Hier, on a dit que la police détenait Roma, Nigar, Zaur et d'autres encore, qui avaient organisé une procession de deuil le 10 mai. La police a ramassé non seulement nos gars, mais aussi cette fille qui n'y était pour rien, une Gothique, qui était en noir et attendait le bus à un arrêt.

- Je suis en noir, parce que je suis Gothique ! Gothique ! Je suis Gothique ! pleurait-elle pendant que les policiers la traînaient dans leur car.

- Qu'est-ce qu'elle dit ? a demandé le bras de la loi, étonné, lâchant sa proie, sous le coup de la surprise.

- Je suis Gothique ! Je suis Gothique ! a-t-elle  commencé à crier de contentement.

- Elle est russophone, a expliqué avec indulgence l'autre policier, elle ne parle pas bien notre langue (l'azéri). Monte dans le car, fille de G…t, on verra au commissariat si tu es une G…t, ou autre chose.

(explication pour les russophones : «Got» en azéri veut dire «imbécile»)

Mon ami dit que c'est devenu une blague célèbre. Je pense que la bêtise et la vulgarité de notre police (même si c'est une blague) n'est pas drôle, mais plutôt une réalité affligeante…

Pendant ce temps Fighting Windmills ? Take a Pill («En guerre contre les moulins à vent ? Prenez une pilule») se demande pourquoi les blogueurs critiquent souvent les injustices qui sont monnaie courante dans des pays comme l'Azerbaïdjan et ses voisins de la région.
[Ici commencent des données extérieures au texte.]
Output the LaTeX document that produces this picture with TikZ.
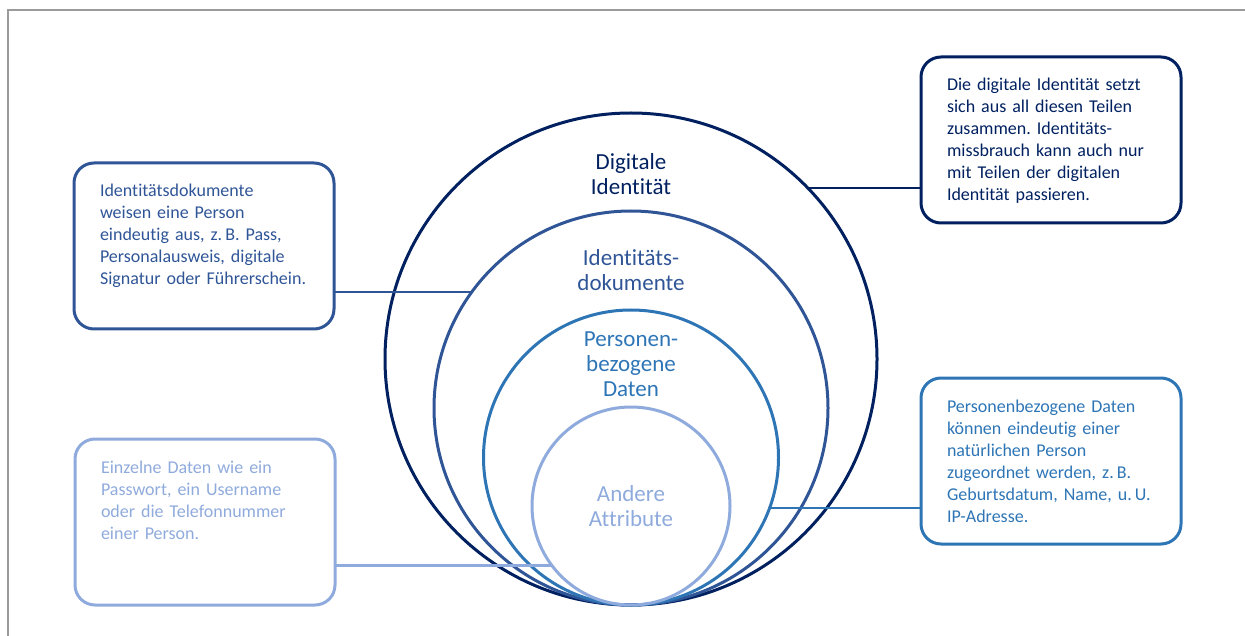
\documentclass[tikz,border=0pt]{standalone}
\usepackage{fontspec}
\setmainfont{Carlito}[Ligatures=NoCommon]
\usepackage{xcolor}
\usepackage{tikz}
\usetikzlibrary{positioning,calc}
\definecolor{navy}{HTML}{002060}
\definecolor{dokblue}{HTML}{2F5597}
\definecolor{persblue}{HTML}{2E75B6}
\definecolor{attrblue}{HTML}{8FAADC}
\definecolor{framegray}{HTML}{9B9B9B}
\frenchspacing

\begin{document}
\begin{tikzpicture}[x=1pt,y=-1pt,line width=3pt,
		ring/.style={circle,draw,inner sep=0pt,outer sep=0pt,anchor=south},
		ringlabel/.style={align=center,font=\fontsize{23}{25}\selectfont},
		infobox/.style={draw,rounded corners=20pt,anchor=north west,outer sep=0pt,
			inner xsep=26pt,inner ysep=0pt,text width=208pt,align=left,
			font=\fontsize{18}{22}\selectfont,text height=34pt,text depth=132pt},
		link/.style={line width=2.5pt}]
	\useasboundingbox (0,0) rectangle (1245,636);
	\draw[framegray,line width=2pt] (7.5,636) -- (7.5,10) -- (1245,10);
	
	% nested circles, all touching at the bottom
	\coordinate (base) at (631,605);
	\node[ring,navy,minimum size=492pt]     (ident) at (base) {};
	\node[ring,dokblue,minimum size=394pt]  (doks)  at (base) {};
	\node[ring,persblue,minimum size=295pt] (pers)  at (base) {};
	\node[ring,attrblue,minimum size=198pt] (attr)  at (base) {};
	
	\node[ringlabel,navy]     (identlbl) at (631,174) {Digitale\\Identität};
	\node[ringlabel,dokblue]  (dokslbl)  at (631,270) {Identitäts-\\dokumente};
	\node[ringlabel,persblue] (perslbl)  at (631,364) {Personen-\\bezogene\\Daten};
	\node[ringlabel,attrblue] (attrlbl)  at (attr.center) {Andere\\Attribute};
	
	% explanation boxes
	\node[infobox,navy] (identbox) at (921,57) {Die digitale Identität setzt\\
		sich aus all diesen Teilen\\zusammen. Identitäts-\\missbrauch kann auch nur\\
		mit Teilen der digitalen\\Identität passieren.};
	\node[infobox,dokblue] (doksbox) at (74,163) {Identitätsdokumente\\
		weisen eine Person\\eindeutig aus, z.\,B. Pass,\\Personalausweis, digitale\\
		\mbox{Signatur oder Führerschein.}};
	\node[infobox,persblue] (persbox) at (921,378) {Personenbezogene Daten\\
		können eindeutig einer\\natürlichen Person\\zugeordnet werden, z.\,B.\\
		Geburtsdatum, Name, u.\,U.\\IP-Adresse.};
	\node[infobox,attrblue] (attrbox) at (75,439) {Einzelne Daten wie ein\\
		Passwort, ein Username\\oder die Telefonnummer\\einer Person.};
	
	\path (ident.44) edge[link,navy] (ident.44 -| identbox.west)
	(doks.144) edge[link,dokblue] (doks.144 -| doksbox.east)
	(pers.-20) edge[link,persblue] (pers.-20 -| persbox.west)
	(attr.217) edge[link,attrblue] (attr.217 -| attrbox.east);
\end{tikzpicture}
\end{document}
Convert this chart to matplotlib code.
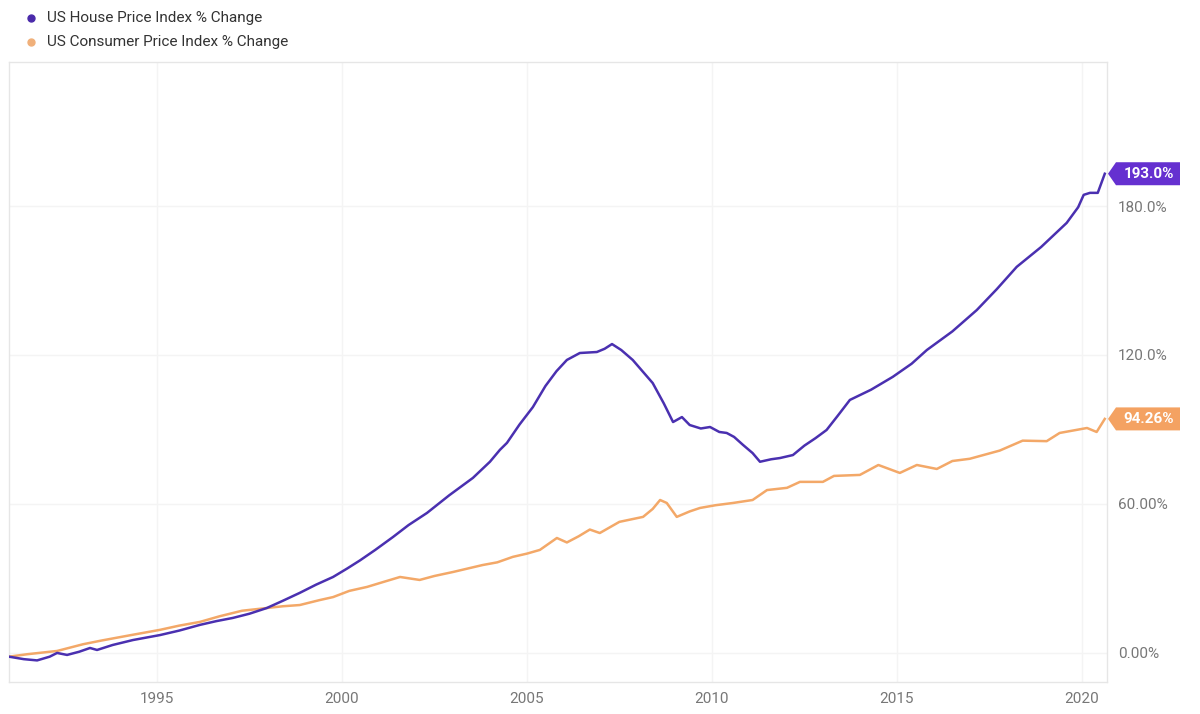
import matplotlib
matplotlib.use("Agg")
import matplotlib.pyplot as plt
from matplotlib.patches import Polygon
from matplotlib.lines import Line2D
from matplotlib.transforms import IdentityTransform

plt.rcParams['font.family'] = ['Roboto', 'DejaVu Sans']

# ---- data ----
house_years = [1991.00, 1991.40, 1991.76, 1992.10, 1992.30, 1992.57, 1992.90, 1993.19, 1993.38,
               1993.80, 1994.35, 1995.08, 1995.60, 1996.16, 1996.60, 1997.05, 1997.50, 1997.97,
               1998.40, 1998.86, 1999.30, 1999.76, 2000.14, 2000.49, 2000.90, 2001.38, 2001.80,
               2002.30, 2002.90, 2003.54, 2004.00, 2004.27, 2004.46, 2004.80, 2005.16, 2005.50,
               2005.80, 2006.08, 2006.43, 2006.89, 2007.10, 2007.30, 2007.55, 2007.86, 2008.40,
               2008.70, 2008.95, 2009.19, 2009.40, 2009.70, 2009.95, 2010.20, 2010.40, 2010.60,
               2010.84, 2011.10, 2011.30, 2011.60, 2011.84, 2012.19, 2012.50, 2012.80, 2013.10,
               2013.40, 2013.73, 2014.30, 2014.89, 2015.40, 2015.81, 2016.50, 2017.16, 2017.70,
               2018.24, 2018.90, 2019.59, 2019.90, 2020.05, 2020.22, 2020.43, 2020.62]
house_values = [-1.5, -2.5, -3.0, -1.5, 0.0, -0.8, 0.5, 2.0, 1.2,
                3.2, 5.2, 7.2, 9.0, 11.3, 12.8, 14.1, 15.8, 18.1,
                21.0, 24.2, 27.5, 30.6, 34.0, 37.3, 41.5, 46.7, 51.5,
                56.4, 63.5, 70.5, 77.0, 81.8, 84.6, 92.0, 99.0, 107.5,
                113.5, 118.0, 120.8, 121.2, 122.5, 124.4, 122.0, 118.0, 108.7,
                100.5, 93.0, 95.0, 91.8, 90.4, 91.0, 89.0, 88.6, 87.0,
                83.8, 80.5, 77.0, 78.0, 78.5, 79.7, 83.5, 86.5, 89.8,
                95.5, 101.9, 106.0, 111.2, 116.5, 122.0, 129.5, 138.1, 146.5,
                155.5, 163.5, 173.2, 179.5, 184.5, 185.3, 185.3, 193.0]

cpi_years = [1991.00, 1991.50, 1992.30, 1993.00, 1993.50, 1994.30, 1995.08, 1995.60, 1996.16,
             1996.70, 1997.30, 1997.97, 1998.40, 1998.86, 1999.40, 1999.76, 2000.20, 2000.68,
             2001.10, 2001.57, 2002.10, 2002.50, 2003.00, 2003.40, 2003.80, 2004.20, 2004.62,
             2005.00, 2005.35, 2005.81, 2006.08, 2006.40, 2006.70, 2006.97, 2007.50, 2008.14,
             2008.40, 2008.60, 2008.78, 2009.05, 2009.40, 2009.68, 2010.10, 2010.57, 2011.10,
             2011.49, 2012.03, 2012.38, 2013.00, 2013.30, 2014.00, 2014.50, 2015.08, 2015.54,
             2016.08, 2016.50, 2016.97, 2017.78, 2018.40, 2019.05, 2019.40, 2020.14, 2020.40,
             2020.62]
cpi_values = [-1.5, -0.5, 0.8, 3.5, 5.0, 7.2, 9.3, 11.0, 12.5,
              14.8, 17.0, 18.1, 18.8, 19.3, 21.3, 22.5, 25.0, 26.6,
              28.5, 30.6, 29.4, 31.0, 32.6, 34.0, 35.4, 36.5, 38.7,
              40.0, 41.5, 46.3, 44.5, 47.0, 49.7, 48.3, 52.8, 54.8,
              58.0, 61.6, 60.4, 54.8, 57.0, 58.4, 59.5, 60.4, 61.6,
              65.6, 66.5, 68.9, 68.9, 71.3, 71.7, 75.7, 72.5, 75.7,
              74.1, 77.3, 78.2, 81.5, 85.5, 85.3, 88.6, 90.6, 89.0,
              94.26]

series_names = ["US House Price Index % Change", "US Consumer Price Index % Change"]
last_labels = ["193.0%", "94.26%"]
x_ticks = [1995, 2000, 2005, 2010, 2015, 2020]
x_tick_labels = ["1995", "2000", "2005", "2010", "2015", "2020"]
y_ticks = [0, 60, 120, 180]
y_tick_labels = ["0.00%", "60.00%", "120.0%", "180.0%"]

house_color = "#4a30b0"
house_tag = "#6530d0"
cpi_color = "#f3a868"
cpi_tag = "#f4a262"

W, H = 1200, 714
fig = plt.figure(figsize=(W / 100, H / 100), dpi=100)
ax = fig.add_axes([9 / W, 1 - 682 / H, (1107 - 9) / W, (682 - 62) / H])

ax.plot(cpi_years, cpi_values, color=cpi_color, lw=1.8, solid_joinstyle='round', zorder=3)
ax.plot(house_years, house_values, color=house_color, lw=1.8, solid_joinstyle='round', zorder=4)

ax.set_xlim(1991.0, 2020.68)
ax.set_ylim(-11.7, 238)

ax.set_xticks(x_ticks)
ax.set_xticklabels(x_tick_labels)
ax.set_yticks(y_ticks)
ax.set_yticklabels(y_tick_labels)
ax.yaxis.tick_right()
ax.tick_params(axis='both', length=0, labelsize=11, labelcolor='#777777')
ax.tick_params(axis='y', pad=8)
ax.tick_params(axis='x', pad=7)
for lbl in ax.get_yticklabels():
    lbl.set_horizontalalignment('left')

ax.grid(True, color='#f4f4f4', lw=1)
ax.set_axisbelow(True)
for s in ax.spines.values():
    s.set_color('#e6e6e6')
    s.set_linewidth(1)

# value tags at right edge
fig.canvas.draw()
ident = IdentityTransform()
x_right = ax.transAxes.transform((1, 0))[0]
for val, txt, col in [(house_values[-1], last_labels[0], house_tag),
                      (cpi_values[-1], last_labels[1], cpi_tag)]:
    yp = ax.transData.transform((2020, val))[1]
    h = 11.5
    bx0 = x_right + 9
    bw = 64
    poly = Polygon([(x_right + 1, yp), (bx0, yp + h), (bx0 + bw, yp + h), (bx0 + bw, yp - h),
                    (bx0, yp - h)], closed=True, fc=col, ec='none', transform=ident,
                   clip_on=False, zorder=10)
    fig.patches.append(poly)
    fig.text((bx0 + bw / 2 + 1) / W, yp / H, txt, ha='center', va='center', color='white',
             fontsize=11, fontweight='bold', zorder=11)

# legend
for i, (name, col) in enumerate(zip(series_names, ["#4a2aaa", "#f0b07a"])):
    yy = 1 - (18 + 24 * i) / H
    fig.add_artist(Line2D([31 / W], [yy], marker='o', markersize=5, color=col, ls='none'))
    fig.text(47 / W, yy, name, ha='left', va='center', fontsize=11, color='#333333')

fig.savefig("out.png", dpi=100)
La réponse, conclut le blogueur, est simple [5] :

Vous vous êtes sans doute demandés, en lisant mes billets précédents, pourquoi je suis si négative et critique envers l'Azerbaïdjan. Voilà ma réponse : pour la même raison que nos parents nous punissaient pour notre mauvaise conduite : ils savaient que nous pouvions mieux faire.

Mais je dois le reconnaître : il y a des raisons qui me gardent attaché à ce pays d'injustice, d'entêtement et de stéréotypes. Les actes spontanés d'amour, guidés par «je veux» et non «je dois».

[…]

Alors, certes, nous pouvons être entêtés, passifs, puérils, mais je sais que nous pouvons faire mieux.

Et je n'arrêterai jamais d'espérer le changement.

Hélas pourtant, en raison de l’interdiction au début de l'année des émissions de radios étrangères [6] dans le pays, et avec les réformes de la réglementation des ONG [7] dans les tuyaux, nombreux sont ceux qui craignent que les autorités tournent bientôt leur attention vers Internet.